→ Data excerpt:
....................
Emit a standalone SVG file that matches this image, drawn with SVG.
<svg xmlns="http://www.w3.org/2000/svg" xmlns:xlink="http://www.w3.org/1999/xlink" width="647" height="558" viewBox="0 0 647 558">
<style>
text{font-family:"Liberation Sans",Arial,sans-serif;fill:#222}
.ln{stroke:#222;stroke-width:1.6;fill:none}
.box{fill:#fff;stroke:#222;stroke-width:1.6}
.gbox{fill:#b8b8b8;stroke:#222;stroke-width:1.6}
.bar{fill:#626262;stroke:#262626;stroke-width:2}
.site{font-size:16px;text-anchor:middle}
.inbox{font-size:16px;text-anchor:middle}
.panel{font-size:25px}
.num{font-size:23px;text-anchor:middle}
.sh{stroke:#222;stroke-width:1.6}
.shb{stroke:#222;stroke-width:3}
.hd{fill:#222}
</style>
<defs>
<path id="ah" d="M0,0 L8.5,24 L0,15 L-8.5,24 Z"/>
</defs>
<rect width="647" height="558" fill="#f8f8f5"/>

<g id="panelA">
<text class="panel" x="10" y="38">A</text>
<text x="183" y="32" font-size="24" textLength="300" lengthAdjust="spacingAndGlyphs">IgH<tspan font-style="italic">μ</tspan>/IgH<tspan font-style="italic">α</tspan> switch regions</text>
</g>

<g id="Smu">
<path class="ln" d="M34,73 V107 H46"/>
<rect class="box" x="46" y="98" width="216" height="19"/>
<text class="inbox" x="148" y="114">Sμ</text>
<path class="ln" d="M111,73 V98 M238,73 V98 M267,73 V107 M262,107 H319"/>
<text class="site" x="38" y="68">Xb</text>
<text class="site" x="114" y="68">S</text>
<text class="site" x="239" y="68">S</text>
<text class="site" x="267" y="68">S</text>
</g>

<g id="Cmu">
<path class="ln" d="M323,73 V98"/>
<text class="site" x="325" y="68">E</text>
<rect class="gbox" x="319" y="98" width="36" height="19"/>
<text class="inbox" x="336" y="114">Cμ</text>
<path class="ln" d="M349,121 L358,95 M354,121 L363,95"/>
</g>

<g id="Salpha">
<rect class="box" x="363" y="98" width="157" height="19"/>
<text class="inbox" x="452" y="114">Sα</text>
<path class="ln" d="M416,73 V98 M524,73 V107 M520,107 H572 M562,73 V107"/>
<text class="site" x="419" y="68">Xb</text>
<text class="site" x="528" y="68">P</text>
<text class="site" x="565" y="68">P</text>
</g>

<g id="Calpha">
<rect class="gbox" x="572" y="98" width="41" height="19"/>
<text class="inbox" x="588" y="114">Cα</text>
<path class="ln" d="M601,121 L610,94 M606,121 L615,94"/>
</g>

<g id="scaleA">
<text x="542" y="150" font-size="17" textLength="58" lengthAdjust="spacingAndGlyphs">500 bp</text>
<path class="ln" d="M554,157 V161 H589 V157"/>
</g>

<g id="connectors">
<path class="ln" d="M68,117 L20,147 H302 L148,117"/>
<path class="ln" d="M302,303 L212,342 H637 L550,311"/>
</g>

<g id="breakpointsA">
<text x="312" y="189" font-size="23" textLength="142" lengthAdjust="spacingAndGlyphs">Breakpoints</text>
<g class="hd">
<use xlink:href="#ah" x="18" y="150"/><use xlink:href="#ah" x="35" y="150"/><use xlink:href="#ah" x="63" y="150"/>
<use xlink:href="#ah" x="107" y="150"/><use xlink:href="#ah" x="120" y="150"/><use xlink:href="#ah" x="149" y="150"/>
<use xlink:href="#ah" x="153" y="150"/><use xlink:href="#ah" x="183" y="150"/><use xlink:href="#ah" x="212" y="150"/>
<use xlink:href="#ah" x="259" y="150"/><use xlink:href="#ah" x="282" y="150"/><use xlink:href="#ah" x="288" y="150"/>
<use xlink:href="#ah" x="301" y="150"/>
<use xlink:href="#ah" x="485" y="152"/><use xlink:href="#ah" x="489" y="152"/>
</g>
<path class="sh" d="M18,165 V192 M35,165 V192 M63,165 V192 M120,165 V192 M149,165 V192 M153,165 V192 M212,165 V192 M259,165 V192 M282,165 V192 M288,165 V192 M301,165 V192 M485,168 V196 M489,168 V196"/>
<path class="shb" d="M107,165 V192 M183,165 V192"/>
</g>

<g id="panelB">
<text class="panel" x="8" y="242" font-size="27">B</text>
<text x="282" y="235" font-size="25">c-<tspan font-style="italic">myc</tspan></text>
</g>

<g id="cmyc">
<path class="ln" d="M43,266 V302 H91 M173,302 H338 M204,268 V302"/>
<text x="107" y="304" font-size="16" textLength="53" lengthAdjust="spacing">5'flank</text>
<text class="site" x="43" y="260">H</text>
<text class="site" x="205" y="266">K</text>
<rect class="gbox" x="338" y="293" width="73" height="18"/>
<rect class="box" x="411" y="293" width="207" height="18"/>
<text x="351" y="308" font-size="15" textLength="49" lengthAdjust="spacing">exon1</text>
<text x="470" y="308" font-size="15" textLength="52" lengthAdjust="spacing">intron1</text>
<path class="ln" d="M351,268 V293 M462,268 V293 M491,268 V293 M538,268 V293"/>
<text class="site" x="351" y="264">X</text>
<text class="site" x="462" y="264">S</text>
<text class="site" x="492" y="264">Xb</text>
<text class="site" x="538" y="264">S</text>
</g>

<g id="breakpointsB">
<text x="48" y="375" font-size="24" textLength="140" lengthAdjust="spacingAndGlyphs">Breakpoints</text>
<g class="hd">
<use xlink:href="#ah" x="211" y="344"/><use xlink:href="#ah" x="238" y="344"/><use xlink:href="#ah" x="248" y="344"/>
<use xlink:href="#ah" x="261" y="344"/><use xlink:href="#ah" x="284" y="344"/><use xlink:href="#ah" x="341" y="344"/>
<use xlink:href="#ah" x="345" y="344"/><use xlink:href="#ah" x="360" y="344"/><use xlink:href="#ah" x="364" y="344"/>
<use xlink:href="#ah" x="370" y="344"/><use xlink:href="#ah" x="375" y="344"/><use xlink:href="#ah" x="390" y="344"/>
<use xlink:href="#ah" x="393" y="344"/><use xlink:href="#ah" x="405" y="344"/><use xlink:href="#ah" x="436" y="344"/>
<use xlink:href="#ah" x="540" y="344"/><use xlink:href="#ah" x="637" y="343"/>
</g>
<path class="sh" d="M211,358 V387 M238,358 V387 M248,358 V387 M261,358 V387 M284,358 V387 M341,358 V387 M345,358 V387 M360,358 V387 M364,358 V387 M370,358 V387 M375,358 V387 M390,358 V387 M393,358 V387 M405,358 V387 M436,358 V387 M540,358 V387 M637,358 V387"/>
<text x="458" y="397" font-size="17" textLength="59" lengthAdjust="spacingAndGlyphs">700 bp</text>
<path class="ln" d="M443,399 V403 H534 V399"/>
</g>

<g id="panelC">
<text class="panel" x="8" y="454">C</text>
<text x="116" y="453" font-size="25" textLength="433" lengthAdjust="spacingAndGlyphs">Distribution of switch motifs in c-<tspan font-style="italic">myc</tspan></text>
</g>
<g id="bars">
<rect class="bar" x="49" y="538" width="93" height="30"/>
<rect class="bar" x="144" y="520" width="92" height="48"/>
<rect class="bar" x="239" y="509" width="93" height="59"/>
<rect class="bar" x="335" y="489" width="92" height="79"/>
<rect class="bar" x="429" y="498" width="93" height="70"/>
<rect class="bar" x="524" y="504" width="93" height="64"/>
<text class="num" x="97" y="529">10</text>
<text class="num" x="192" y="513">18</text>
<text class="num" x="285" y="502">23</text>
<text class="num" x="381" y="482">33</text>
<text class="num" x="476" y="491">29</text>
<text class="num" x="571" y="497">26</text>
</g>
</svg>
....................
→ Objective:
Copy the data above exactly. Every line must be included.

→ Exercise solution:
Emit a standalone SVG file that matches this image, drawn with SVG.
<svg xmlns="http://www.w3.org/2000/svg" xmlns:xlink="http://www.w3.org/1999/xlink" width="647" height="558" viewBox="0 0 647 558">
<style>
text{font-family:"Liberation Sans",Arial,sans-serif;fill:#222}
.ln{stroke:#222;stroke-width:1.6;fill:none}
.box{fill:#fff;stroke:#222;stroke-width:1.6}
.gbox{fill:#b8b8b8;stroke:#222;stroke-width:1.6}
.bar{fill:#626262;stroke:#262626;stroke-width:2}
.site{font-size:16px;text-anchor:middle}
.inbox{font-size:16px;text-anchor:middle}
.panel{font-size:25px}
.num{font-size:23px;text-anchor:middle}
.sh{stroke:#222;stroke-width:1.6}
.shb{stroke:#222;stroke-width:3}
.hd{fill:#222}
</style>
<defs>
<path id="ah" d="M0,0 L8.5,24 L0,15 L-8.5,24 Z"/>
</defs>
<rect width="647" height="558" fill="#f8f8f5"/>

<g id="panelA">
<text class="panel" x="10" y="38">A</text>
<text x="183" y="32" font-size="24" textLength="300" lengthAdjust="spacingAndGlyphs">IgH<tspan font-style="italic">μ</tspan>/IgH<tspan font-style="italic">α</tspan> switch regions</text>
</g>

<g id="Smu">
<path class="ln" d="M34,73 V107 H46"/>
<rect class="box" x="46" y="98" width="216" height="19"/>
<text class="inbox" x="148" y="114">Sμ</text>
<path class="ln" d="M111,73 V98 M238,73 V98 M267,73 V107 M262,107 H319"/>
<text class="site" x="38" y="68">Xb</text>
<text class="site" x="114" y="68">S</text>
<text class="site" x="239" y="68">S</text>
<text class="site" x="267" y="68">S</text>
</g>

<g id="Cmu">
<path class="ln" d="M323,73 V98"/>
<text class="site" x="325" y="68">E</text>
<rect class="gbox" x="319" y="98" width="36" height="19"/>
<text class="inbox" x="336" y="114">Cμ</text>
<path class="ln" d="M349,121 L358,95 M354,121 L363,95"/>
</g>

<g id="Salpha">
<rect class="box" x="363" y="98" width="157" height="19"/>
<text class="inbox" x="452" y="114">Sα</text>
<path class="ln" d="M416,73 V98 M524,73 V107 M520,107 H572 M562,73 V107"/>
<text class="site" x="419" y="68">Xb</text>
<text class="site" x="528" y="68">P</text>
<text class="site" x="565" y="68">P</text>
</g>

<g id="Calpha">
<rect class="gbox" x="572" y="98" width="41" height="19"/>
<text class="inbox" x="588" y="114">Cα</text>
<path class="ln" d="M601,121 L610,94 M606,121 L615,94"/>
</g>

<g id="scaleA">
<text x="542" y="150" font-size="17" textLength="58" lengthAdjust="spacingAndGlyphs">500 bp</text>
<path class="ln" d="M554,157 V161 H589 V157"/>
</g>

<g id="connectors">
<path class="ln" d="M68,117 L20,147 H302 L148,117"/>
<path class="ln" d="M302,303 L212,342 H637 L550,311"/>
</g>

<g id="breakpointsA">
<text x="312" y="189" font-size="23" textLength="142" lengthAdjust="spacingAndGlyphs">Breakpoints</text>
<g class="hd">
<use xlink:href="#ah" x="18" y="150"/><use xlink:href="#ah" x="35" y="150"/><use xlink:href="#ah" x="63" y="150"/>
<use xlink:href="#ah" x="107" y="150"/><use xlink:href="#ah" x="120" y="150"/><use xlink:href="#ah" x="149" y="150"/>
<use xlink:href="#ah" x="153" y="150"/><use xlink:href="#ah" x="183" y="150"/><use xlink:href="#ah" x="212" y="150"/>
<use xlink:href="#ah" x="259" y="150"/><use xlink:href="#ah" x="282" y="150"/><use xlink:href="#ah" x="288" y="150"/>
<use xlink:href="#ah" x="301" y="150"/>
<use xlink:href="#ah" x="485" y="152"/><use xlink:href="#ah" x="489" y="152"/>
</g>
<path class="sh" d="M18,165 V192 M35,165 V192 M63,165 V192 M120,165 V192 M149,165 V192 M153,165 V192 M212,165 V192 M259,165 V192 M282,165 V192 M288,165 V192 M301,165 V192 M485,168 V196 M489,168 V196"/>
<path class="shb" d="M107,165 V192 M183,165 V192"/>
</g>

<g id="panelB">
<text class="panel" x="8" y="242" font-size="27">B</text>
<text x="282" y="235" font-size="25">c-<tspan font-style="italic">myc</tspan></text>
</g>

<g id="cmyc">
<path class="ln" d="M43,266 V302 H91 M173,302 H338 M204,268 V302"/>
<text x="107" y="304" font-size="16" textLength="53" lengthAdjust="spacing">5'flank</text>
<text class="site" x="43" y="260">H</text>
<text class="site" x="205" y="266">K</text>
<rect class="gbox" x="338" y="293" width="73" height="18"/>
<rect class="box" x="411" y="293" width="207" height="18"/>
<text x="351" y="308" font-size="15" textLength="49" lengthAdjust="spacing">exon1</text>
<text x="470" y="308" font-size="15" textLength="52" lengthAdjust="spacing">intron1</text>
<path class="ln" d="M351,268 V293 M462,268 V293 M491,268 V293 M538,268 V293"/>
<text class="site" x="351" y="264">X</text>
<text class="site" x="462" y="264">S</text>
<text class="site" x="492" y="264">Xb</text>
<text class="site" x="538" y="264">S</text>
</g>

<g id="breakpointsB">
<text x="48" y="375" font-size="24" textLength="140" lengthAdjust="spacingAndGlyphs">Breakpoints</text>
<g class="hd">
<use xlink:href="#ah" x="211" y="344"/><use xlink:href="#ah" x="238" y="344"/><use xlink:href="#ah" x="248" y="344"/>
<use xlink:href="#ah" x="261" y="344"/><use xlink:href="#ah" x="284" y="344"/><use xlink:href="#ah" x="341" y="344"/>
<use xlink:href="#ah" x="345" y="344"/><use xlink:href="#ah" x="360" y="344"/><use xlink:href="#ah" x="364" y="344"/>
<use xlink:href="#ah" x="370" y="344"/><use xlink:href="#ah" x="375" y="344"/><use xlink:href="#ah" x="390" y="344"/>
<use xlink:href="#ah" x="393" y="344"/><use xlink:href="#ah" x="405" y="344"/><use xlink:href="#ah" x="436" y="344"/>
<use xlink:href="#ah" x="540" y="344"/><use xlink:href="#ah" x="637" y="343"/>
</g>
<path class="sh" d="M211,358 V387 M238,358 V387 M248,358 V387 M261,358 V387 M284,358 V387 M341,358 V387 M345,358 V387 M360,358 V387 M364,358 V387 M370,358 V387 M375,358 V387 M390,358 V387 M393,358 V387 M405,358 V387 M436,358 V387 M540,358 V387 M637,358 V387"/>
<text x="458" y="397" font-size="17" textLength="59" lengthAdjust="spacingAndGlyphs">700 bp</text>
<path class="ln" d="M443,399 V403 H534 V399"/>
</g>

<g id="panelC">
<text class="panel" x="8" y="454">C</text>
<text x="116" y="453" font-size="25" textLength="433" lengthAdjust="spacingAndGlyphs">Distribution of switch motifs in c-<tspan font-style="italic">myc</tspan></text>
</g>
<g id="bars">
<rect class="bar" x="49" y="538" width="93" height="30"/>
<rect class="bar" x="144" y="520" width="92" height="48"/>
<rect class="bar" x="239" y="509" width="93" height="59"/>
<rect class="bar" x="335" y="489" width="92" height="79"/>
<rect class="bar" x="429" y="498" width="93" height="70"/>
<rect class="bar" x="524" y="504" width="93" height="64"/>
<text class="num" x="97" y="529">10</text>
<text class="num" x="192" y="513">18</text>
<text class="num" x="285" y="502">23</text>
<text class="num" x="381" y="482">33</text>
<text class="num" x="476" y="491">29</text>
<text class="num" x="571" y="497">26</text>
</g>
</svg>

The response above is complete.